The lady here is OK, but my pulse goes up a little when she makes me wait few minutes just to check if they have a bike. At the end she comes with a bike, I pay with all the pesos I had (+ 1 USD) and she tells me I shouldn’t put the bike in until police checks it. Someone will join/help me at the police station, so they check the bike before I pack it. The lady that came to help me tells me I should do the check-in of the luggage first. Okeeey. Somehow she places me directly in front of the check-in office, so I jump the queue, without intending to (sorry, people in the queue). After a few minutes of waiting I put the luggage on the band, I present the passport and the guy starts to look at my passport and looks and looks at every page…and again. After one minute or more he asks:

– did you enter Argentina with this passport ?
– No, I’m a secret agent, I have many of them. Of course I entered with this one (I didn’t really say I’m a secret agent).
– well, you have no stamp from your entrance to Argentina.
– maybe, but is not my fault, I presented the passport at the frontier
– well, sir, you have to go to “Migraciones”, you’ll probably have to pay a fine and they will fix it
– and where is this Migraciones office ?
– at terminal A, sir ! (mind you that I was at terminal C)

Now my pulse rises again, I run to terminal A…find the migration office and tell them the story. The guy here said he cannot tell when I entered, I’ll have to pay a fee of 300 pesos. Great, and I was just so happy to get rid of all the Argentinian pesos when I paid the bike box. No problem, you can pay in USD, at the bank. But my 100 USD bill is a little deteriorated after getting wet before arrival in Cuzco. So at the bank office (still in terminal A, fortunately) they don’t accept my bill either. and they send me back to migraciones to check with them about my bill. Of course the guys at the migration office has nothing to do with money and he sends me back to the bank. I try to withdraw some money from a cash machine, the cash machine said it cannot give money, for the moment. Cool, that starts to go to a dead-end. Panic, panic, where is the panic button ? Before finding the button I found another ATM, next to the Bank Office. I withdraw the 300 pesos, pay at the bank, rush at the migrations office and here they give me here an “autorizacion de salida” (exit authorization). With this I run back to terminal C and this time intentionally jump the queue and go directly to the cashier. The guy jokes about me having to pay for the check-in. I check-in two of the panniers and take two to put in the bike box, considering their advice.
I go to the police station with the bike in an opened box, the panniers, the handlebar and the tents. Here things went smooth, no problems of course with the control and I kindof manage to pack the bike and the rest of the stuff and wrap the bike box in scotch tape (not very good, but that’s what I found at Carrefour).

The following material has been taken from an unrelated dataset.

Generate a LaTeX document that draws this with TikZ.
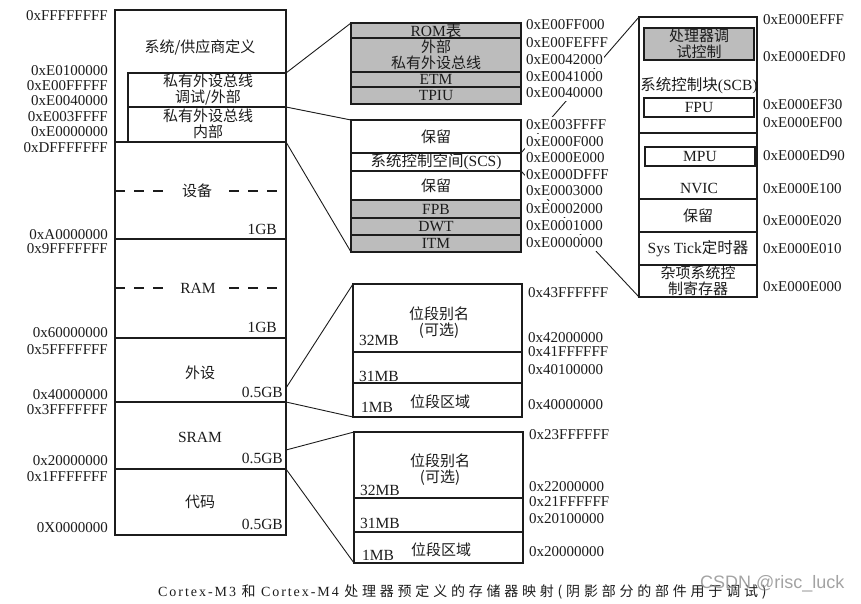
\documentclass[tikz,border=0pt]{standalone}
\usepackage{fontspec}
\setmainfont{Liberation Serif}
\newfontfamily\zhfont{Noto Sans CJK SC}
\newfontfamily\capfont{Liberation Serif}[LetterSpace=14]
\newfontfamily\capzhfont{Noto Sans CJK SC}[LetterSpace=27]
\newfontfamily\wmfont{Liberation Sans}
\newcommand\zh[1]{{\zhfont #1}}
\newcommand\czh[1]{{\capzhfont #1}}
\definecolor{shade}{RGB}{188,188,188}
\definecolor{ink}{RGB}{28,28,28}
\begin{document}
\begin{tikzpicture}[x=1pt,y=-1pt,
  box/.style={draw=ink, line width=1.1pt, fill=white, inner sep=0pt, outer sep=0pt},
  shaded/.style={box, fill=shade},
  conn/.style={draw=ink, line width=0.9pt},
  addr/.style={font=\fontsize{15}{15}\selectfont, text=ink, inner xsep=1pt, inner ysep=3pt, fill=white},
  laddr/.style={addr, anchor=east},
  raddr/.style={addr, anchor=west},
  lbl/.style={font=\fontsize{15.5}{16}\selectfont, text=ink, inner sep=0pt, align=center},
  zhl/.style={font=\zhfont\fontsize{15}{16}\selectfont, text=ink, inner sep=0pt, align=center},
  dsep/.style={draw=ink, line width=1.1pt, dash pattern=on 10pt off 9pt},
]
\useasboundingbox (0,0) rectangle (861,603);

% ---------- left memory column ----------
\node[box, minimum width=171, minimum height=132] (sysreg) at (200.5,76) {};
\node[box, minimum width=158, minimum height=34] (ppbx) at (207,90) {};
\node[box, minimum width=158, minimum height=35] (ppbi) at (207,124.5) {};
\node[box, minimum width=171, minimum height=97] (devreg) at (200.5,190.5) {};
\node[box, minimum width=171, minimum height=99] (ramreg) at (200.5,288.5) {};
\node[box, minimum width=171, minimum height=64] (perreg) at (200.5,370) {};
\node[box, minimum width=171, minimum height=67] (sramreg) at (200.5,435.5) {};
\node[box, minimum width=171, minimum height=66] (codereg) at (200.5,502) {};

\node[zhl] (tsys) at (200,47) {系统/供应商定义};
\node[zhl] (tppbx) at (208,89.5) {私有外设总线\\调试/外部};
\node[zhl] (tppbi) at (208,123.5) {私有外设总线\\内部};

\draw[dsep] (devreg.west |- 0,191) -- (devreg.east |- 0,191);
\node[zhl, fill=white, inner xsep=13pt, inner ysep=2pt] (tdev) at (197,191) {设备};
\node[lbl, anchor=east] (g1) at (277,229) {1GB};
\draw[dsep] (ramreg.west |- 0,288) -- (ramreg.east |- 0,288);
\node[lbl, fill=white, inner xsep=12pt, inner ysep=2pt] (tram) at (198,288) {RAM};
\node[lbl, anchor=east] (g2) at (277,327) {1GB};
\node[zhl] (tper) at (200,373) {外设};
\node[lbl, anchor=east] (g3) at (283,392) {0.5GB};
\node[lbl] (tsram) at (200,437) {SRAM};
\node[lbl, anchor=east] (g4) at (283,458) {0.5GB};
\node[zhl] (tcode) at (200,502) {代码};
\node[lbl, anchor=east] (g5) at (283,524) {0.5GB};

\foreach \y/\t [count=\i] in {16/0xFFFFFFFF, 71/0xE0100000, 86/0xE00FFFFF,
  101/0xE0040000, 117/0xE003FFFF, 132/0xE0000000, 148/0xDFFFFFFF,
  235/0xA0000000, 249/0x9FFFFFFF, 333/0x60000000, 350/0x5FFFFFFF,
  395/0x40000000, 410/0x3FFFFFFF, 461/0x20000000, 477/0x1FFFFFFF, 528/0X0000000}
  \node[laddr] (la\i) at (109,\y) {\t};

% ---------- connectors (drawn beneath the blocks) ----------
\coordinate (bbsrcA) at (286,388);
\coordinate (bbsrcB) at (286,450);
\path (436,30.5) node[minimum width=170, minimum height=15, inner sep=0pt, outer sep=0pt] (m1top) {};
\path (436,136.5) node[minimum width=170, minimum height=33, inner sep=0pt, outer sep=0pt] (m2top) {};
\path (436,243.5) node[minimum width=170, minimum height=17, inner sep=0pt, outer sep=0pt] (m2bot) {};
\path (436,162) node[minimum width=170, minimum height=18, inner sep=0pt, outer sep=0pt] (scsarea) {};
\path (698,157) node[minimum width=118, minimum height=280, inner sep=0pt, outer sep=0pt] (scbarea) {};
\path (437.5,318) node[minimum width=169, minimum height=68, inner sep=0pt, outer sep=0pt] (bb1top) {};
\path (437.5,400) node[minimum width=169, minimum height=34, inner sep=0pt, outer sep=0pt] (bb1bot) {};
\path (438.5,465) node[minimum width=169, minimum height=66, inner sep=0pt, outer sep=0pt] (bb2top) {};
\path (438.5,547.5) node[minimum width=169, minimum height=31, inner sep=0pt, outer sep=0pt] (bb2bot) {};

\draw[conn] (ppbx.north east) -- (m1top.north west);
\draw[conn] (ppbi.north east) -- (m2top.north west);
\draw[conn] (ppbi.south east) -- (m2bot.south west);
\draw[conn] (scsarea.north east) -- (scbarea.north west);
\draw[conn] (scsarea.south east) -- (scbarea.south west);
\draw[conn] (bbsrcA) -- (bb1top.north west);
\draw[conn] (perreg.south east) -- (bb1bot.south west);
\draw[conn] (bbsrcB) -- (bb2top.north west);
\draw[conn] (sramreg.south east) -- (bb2bot.south west);

% ---------- middle block 1 (debug / external PPB) ----------
\node[shaded, minimum width=170, minimum height=15, lbl] (rom) at (436,30.5) {ROM\zh{表}};
\node[shaded, minimum width=170, minimum height=34, zhl] (extppb) at (436,55) {外部\\私有外设总线};
\node[shaded, minimum width=170, minimum height=15, lbl] (etm) at (436,79.5) {ETM};
\node[shaded, minimum width=170, minimum height=17, lbl] (tpiu) at (436,95.5) {TPIU};
\foreach \y/\t [count=\i] in {25/0xE00FF000, 43/0xE00FEFFF, 60/0xE0042000, 77/0xE0041000, 93/0xE0040000}
  \node[raddr] (ma\i) at (525,\y) {\t};

% ---------- middle block 2 (internal PPB) ----------
\node[box, minimum width=170, minimum height=33, zhl] (res1) at (436,136.5) {保留};
\node[box, minimum width=170, minimum height=18, lbl] (scs) at (436,162) {\zh{系统控制空间}(SCS)};
\node[box, minimum width=170, minimum height=29, zhl] (res2) at (436,185.5) {保留};
\node[shaded, minimum width=170, minimum height=18, lbl] (fpb) at (436,209) {FPB};
\node[shaded, minimum width=170, minimum height=17, lbl] (dwt) at (436,226.5) {DWT};
\node[shaded, minimum width=170, minimum height=17, lbl] (itm) at (436,243.5) {ITM};
\foreach \y/\t [count=\i] in {125/0xE003FFFF, 142/0xE000F000, 158/0xE000E000, 175/0xE000DFFF,
  191/0xE0003000, 209/0xE0002000, 226/0xE0001000, 243/0xE0000000}
  \node[raddr] (mb\i) at (525,\y) {\t};

% ---------- right block (SCS detail) ----------
\node[box, minimum width=118, minimum height=116] (scbreg) at (698,75) {};
\node[box, minimum width=118, minimum height=66] (nvicreg) at (698,166) {};
\node[box, minimum width=118, minimum height=33, zhl] (res3) at (698,215.5) {保留};
\node[box, minimum width=118, minimum height=33, lbl] (systick) at (698,248.5) {Sys Tick\zh{定时器}};
\node[box, minimum width=118, minimum height=32, zhl] (misc) at (698,281) {杂项系统控\\制寄存器};
\node[shaded, minimum width=110, minimum height=32, zhl] (dbgctl) at (699,44) {处理器调\\试控制};
\node[lbl] (tscb) at (699,86) {\zh{系统控制块}(SCB)};
\node[box, minimum width=110, minimum height=19, lbl] (fpu) at (699,107.5) {FPU};
\node[box, minimum width=110, minimum height=19, lbl] (mpu) at (700,156.5) {MPU};
\node[lbl] (tnvic) at (699,188) {NVIC};
\foreach \y/\t [count=\i] in {20/0xE000EFFF, 57/0xE000EDF0, 105/0xE000EF30, 123/0xE000EF00,
  156/0xE000ED90, 189/0xE000E100, 221/0xE000E020, 249/0xE000E010, 287/0xE000E000}
  \node[raddr] (ra\i) at (762,\y) {\t};

% ---------- bit-band block 1 ----------
\node[box, minimum width=169, minimum height=68] (bb1a) at (437.5,318) {};
\node[box, minimum width=169, minimum height=31] (bb1b) at (437.5,367.5) {};
\node[box, minimum width=169, minimum height=34] (bb1c) at (437.5,400) {};
\node[zhl] (tbb1a) at (439,323) {位段别名\\(可选)};
\node[lbl, anchor=west] (s1a) at (359,340) {32MB};
\node[lbl, anchor=west] (s1b) at (359,376) {31MB};
\node[lbl, anchor=west] (s1c) at (361,407) {1MB};
\node[zhl] (tbb1c) at (440,402) {位段区域};
\foreach \y/\t [count=\i] in {293/0x43FFFFFF, 338/0x42000000, 352/0x41FFFFFF, 370/0x40100000, 405/0x40000000}
  \node[raddr] (ba\i) at (527,\y) {\t};

% ---------- bit-band block 2 ----------
\node[box, minimum width=169, minimum height=66] (bb2a) at (438.5,465) {};
\node[box, minimum width=169, minimum height=34] (bb2b) at (438.5,515) {};
\node[box, minimum width=169, minimum height=31] (bb2c) at (438.5,547.5) {};
\node[zhl] (tbb2a) at (440,470) {位段别名\\(可选)};
\node[lbl, anchor=west] (s2a) at (360,490) {32MB};
\node[lbl, anchor=west] (s2b) at (360,523) {31MB};
\node[lbl, anchor=west] (s2c) at (362,555) {1MB};
\node[zhl] (tbb2c) at (441,550) {位段区域};
\foreach \y/\t [count=\i] in {435/0x23FFFFFF, 487/0x22000000, 502/0x21FFFFFF, 519/0x20100000, 552/0x20000000}
  \node[raddr] (bc\i) at (528,\y) {\t};

% ---------- caption ----------
\node[anchor=west, text=ink, inner sep=0pt, font=\capfont\fontsize{14}{14}\selectfont] (cap) at (158,592)
  {Cortex-M3 \czh{和} Cortex-M4 \czh{处理器预定义的存储器映射(阴影部分的部件用于调试)}};
\node[anchor=west, inner sep=0pt, text=black!45, opacity=0.8, font=\wmfont\fontsize{18}{18}\selectfont] (wm) at (700,584) {CSDN @risc\_luck};
\end{tikzpicture}
\end{document}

Pffeeeew, I did it. Just in time. Flight back is OK, I cannot really sleep so I watch TV (“The Cloud Atlas”, that I’ve heard about, slightly disappointed me). I couldn’t watch The Hobbit, but I enjoyed some travel documentaries (the one about Dominican Republic is pretty nice).
The last challenge was to find a taxi in Stockholm, but that was pretty easy, the first taxi I saw when exiting the airport was juuust long enough so my badly damaged bike box fits in. He is overcharging me (heey, I thought is not “South America against the gringo” any-more).